Mumbai and Nairobi have acutely unequal urban development, with respectively 40 per cent and 60 per cent of their urban population living in slums. The most impoverished neighbourhoods are characterised by severe lack of service provision and poor access to employment opportunities. Urban violence is deeply rooted in the multiple vulnerabilities experienced by slum-dwellers, such as lack of steady income, lack of access to amenities and lack of connection to state resources. Yet security provision fails to address violence in this broader social and economic context, while efforts at tackling urban vulnerability often do not address its links with violence and physical insecurity. Issues of under-policing, unemployment or lack of services that shape urban violence are ultimately intertwined with the difficulty faced by slum-dwellers to interact with state authorities. Formal and informal policies need to take these local realities into account while building on local experience of what works best to reduce vulnerability and minimise violence.
In Maharashtra state, crime rates are comparatively low, and the main form of urban violence is rioting. Riots are persistent and widespread, with an average of over 64,000 riots per year over the last decade and 16 out of 28 states experiencing more than 1,000 riots in 2010. Recent research in urban Maharashtra showed that rioting and other forms of civil violence are prevalent in impoverished and under-policed urban areas: 20 per cent of respondents declared that there had been a riot or a public fight in their neighbourhood, and 14 per cent a curfew. Twelve per cent of households – mostly slum-dwellers – were directly or indirectly affected by riots.
In Nairobi, crime is very prevalent. A victimisation study conducted in 2001 found that 37 per cent of respondents were victims of robbery, 22 per cent victims of theft and 18 per cent victims of assault during the last year. In addition, the post-election violence of 2008 – although a national phenomenon with an estimated loss of 1,300 lives – affected Nairobi severely. Being the capital, Nairobi was a flash point, with 124 fatalities. Officially, over 72,000 were displaced in Nairobi’s informal settlements, not counting the much larger number of displaced people who either sought refuge in friendly neighbourhoods in other parts of the city, or left the city for their rural homes. Globally, the scale of urban violence in some countries which have not even been through civil conflict, can eclipse that of open warfare in others. Compiling data on crime and armed conflict, the report of the Global Peace Index notes that deaths by homicides in the world are more than four-fold those by armed conflict.
Policy recommendations
- Policies that seek to reduce urban violence must be explicitly linked with poverty alleviation strategies: Urban violence is profoundly rooted in urban vulnerability to such an extent that the provision of security cannot be divorced from development activities like health promotion, promoting micro-credit and savings, or improving housing. For example, employment and service generation also need to be used as a violence-reduction mechanism. This would involve, for instance, prioritising access to created jobs for people most likely to commit violence, and closely monitoring the link between job creation, service provision and violence. In turn, security providers should be able to see violence, and their efforts to curb it, in their broader social and economic context.

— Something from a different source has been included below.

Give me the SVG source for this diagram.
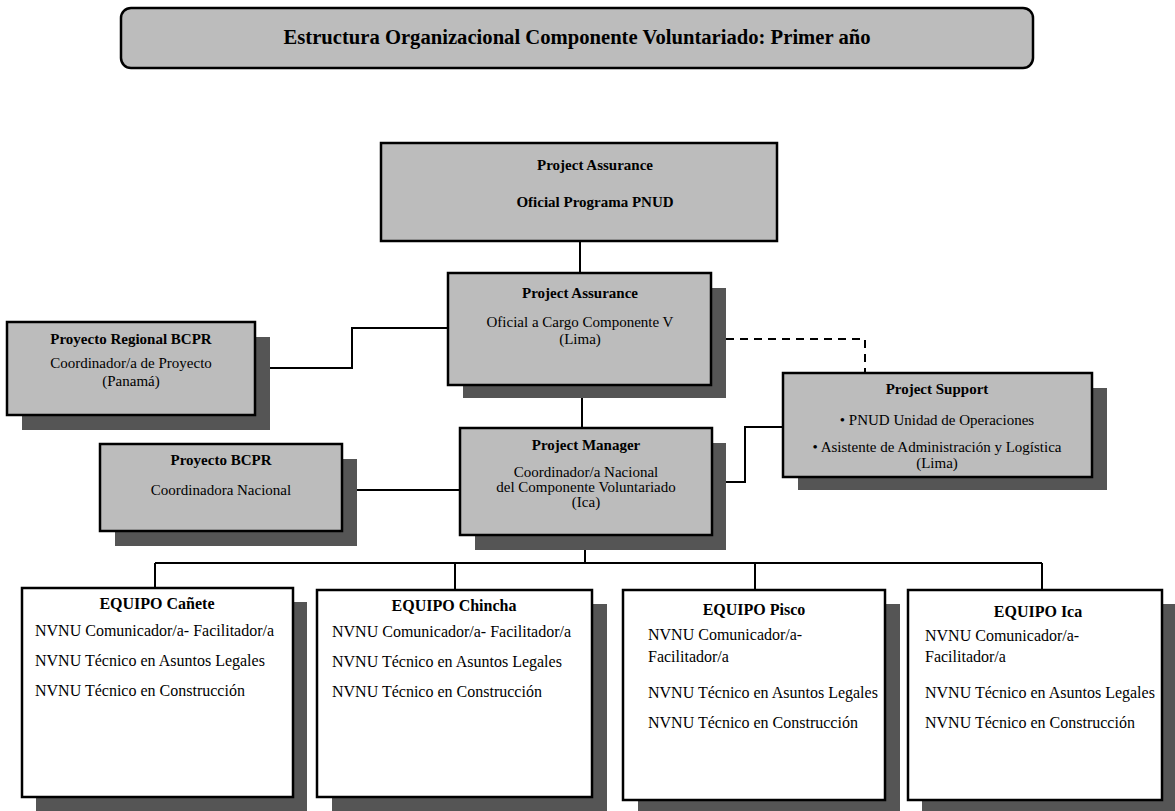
<svg xmlns="http://www.w3.org/2000/svg" width="1175" height="811" viewBox="0 0 1175 811">
<defs>
<style>
.box{fill:#bcbcbc;stroke:#000;stroke-width:2.5}
.wbox{fill:#fff;stroke:#000;stroke-width:2.5}
.sh{fill:#555}
.ln{fill:none;stroke:#000;stroke-width:2}
.dash{fill:none;stroke:#000;stroke-width:2;stroke-dasharray:8 6}
text{font-family:"Liberation Serif","Times New Roman",serif;fill:#000}
.b{font-weight:bold;font-size:15px;text-anchor:middle}
.c{font-size:15px;text-anchor:middle}
.h{font-weight:bold;font-size:16px;text-anchor:middle}
.t{font-size:16px}
</style>
</defs>
<rect width="1175" height="811" fill="#fff"/>
<g id="title">
<rect x="121" y="8" width="912" height="60" rx="10" class="box"/>
<text x="577" y="44" font-size="20" font-weight="bold" text-anchor="middle" textLength="587" lengthAdjust="spacingAndGlyphs">Estructura Organizacional Componente Voluntariado: Primer año</text>
</g>
<g id="connectors">
<line x1="580" y1="241" x2="580" y2="273" class="ln"/>
<line x1="582" y1="398" x2="582" y2="428" class="ln"/>
<polyline points="270,368 352,368 352,328 448,328" class="ln"/>
<polyline points="726,339 865,339 865,373" class="dash"/>
<line x1="357" y1="490" x2="460" y2="490" class="ln"/>
<polyline points="726,482 745,482 745,427 783,427" class="ln"/>
<line x1="585" y1="550" x2="585" y2="563" class="ln"/>
<line x1="155" y1="563" x2="1042" y2="563" class="ln"/>
<line x1="155" y1="563" x2="155" y2="588" class="ln"/>
<line x1="455" y1="563" x2="455" y2="590" class="ln"/>
<line x1="755" y1="563" x2="755" y2="590" class="ln"/>
<line x1="1042" y1="563" x2="1042" y2="590" class="ln"/>
</g>
<g id="pa-top">
<rect x="381" y="143" width="396" height="98" class="box"/>
<text x="595" y="170" class="b">Project Assurance</text>
<text x="595" y="207" class="b">Oficial Programa PNUD</text>
</g>
<g id="pa-comp">
<rect x="463" y="288" width="263" height="110" class="sh"/>
<rect x="448" y="273" width="263" height="112" class="box"/>
<text x="580" y="298" class="b">Project Assurance</text>
<text x="580" y="327" class="c">Oficial a Cargo Componente V</text>
<text x="580" y="344" class="c">(Lima)</text>
</g>
<g id="regional">
<rect x="22" y="337" width="248" height="93" class="sh"/>
<rect x="7" y="322" width="248" height="93" class="box"/>
<text x="131" y="344" class="b">Proyecto Regional BCPR</text>
<text x="131" y="368" class="c">Coordinador/a de Proyecto</text>
<text x="131" y="386" class="c">(Panamá)</text>
</g>
<g id="bcpr">
<rect x="115" y="459" width="242" height="87" class="sh"/>
<rect x="100" y="444" width="242" height="87" class="box"/>
<text x="221" y="465" class="b">Proyecto BCPR</text>
<text x="221" y="495" class="c">Coordinadora Nacional</text>
</g>
<g id="pm">
<rect x="475" y="443" width="251" height="107" class="sh"/>
<rect x="460" y="428" width="252" height="107" class="box"/>
<text x="586" y="450" class="b">Project Manager</text>
<text x="586" y="477" class="c">Coordinador/a Nacional</text>
<text x="586" y="492" class="c">del Componente Voluntariado</text>
<text x="586" y="507" class="c">(Ica)</text>
</g>
<g id="support">
<rect x="798" y="388" width="309" height="102" class="sh"/>
<rect x="783" y="373" width="309" height="104" class="box"/>
<text x="937" y="394" class="b">Project Support</text>
<text x="937" y="425" class="c">• PNUD Unidad de Operaciones</text>
<text x="937" y="452" class="c">• Asistente de Administración y Logística</text>
<text x="937" y="468" class="c">(Lima)</text>
</g>
<g id="canete">
<rect x="36" y="602" width="271" height="209" class="sh"/>
<rect x="22" y="588" width="271" height="209" class="wbox"/>
<text x="157" y="609" class="h">EQUIPO Cañete</text>
<text x="35" y="636" class="t">NVNU Comunicador/a- Facilitador/a</text>
<text x="35" y="666" class="t">NVNU Técnico en Asuntos Legales</text>
<text x="35" y="696" class="t">NVNU Técnico en Construcción</text>
</g>
<g id="chincha">
<rect x="332" y="604" width="275" height="207" class="sh"/>
<rect x="317" y="590" width="275" height="207" class="wbox"/>
<text x="454" y="611" class="h">EQUIPO Chincha</text>
<text x="332" y="637" class="t">NVNU Comunicador/a- Facilitador/a</text>
<text x="332" y="667" class="t">NVNU Técnico en Asuntos Legales</text>
<text x="332" y="697" class="t">NVNU Técnico en Construcción</text>
</g>
<g id="pisco">
<rect x="638" y="604" width="262" height="207" class="sh"/>
<rect x="623" y="590" width="262" height="210" class="wbox"/>
<text x="754" y="615" class="h">EQUIPO Pisco</text>
<text x="648" y="640" class="t">NVNU Comunicador/a-</text>
<text x="648" y="662" class="t">Facilitador/a</text>
<text x="648" y="698" class="t">NVNU Técnico en Asuntos Legales</text>
<text x="648" y="728" class="t">NVNU Técnico en Construcción</text>
</g>
<g id="ica">
<rect x="922" y="604" width="253" height="207" class="sh"/>
<rect x="908" y="590" width="254" height="210" class="wbox"/>
<text x="1038" y="617" class="h">EQUIPO Ica</text>
<text x="925" y="641" class="t">NVNU Comunicador/a-</text>
<text x="925" y="662" class="t">Facilitador/a</text>
<text x="925" y="698" class="t">NVNU Técnico en Asuntos Legales</text>
<text x="925" y="728" class="t">NVNU Técnico en Construcción</text>
</g>
</svg>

- Policies that seek to alleviate urban vulnerabilities and violence must be informed by local realities and knowledge of the informal arrangements that work: Initiatives to empower slum-dwellers to share this knowledge, and engage with formal authorities, especially the police, should be encouraged. Slum-dwellers are the most aware of the various ways urban vulnerabilities cause violence and this knowledge should be brought to the fore in policymaking. More generally, social distance between slum-dwellers and the authorities – including the police – is large and underlines the marginalisation of the areas they live in. Enhancing citizen participation in these contexts would help address the development and security goals.
- More data and research is needed on the extent, type and change in victimisation patterns in slums of the global South: Knowledge is needed to inform the policies at work in these environments. As of now, no rigorous study looking at the effects of slum upgrading on violence exists.
- Innovative community-led schemes aimed at reducing urban violence must be rigorously evaluated: This is key in order to generate knowledge, find the particular parameters that work, and form the basis for scaling-up and formalising successful violence reduction policies. Implementing a joined-up approach to reduce violence is difficult as key actors tend to follow their own agenda. Compelling evidence on what works will be key to overcoming institutional resistance.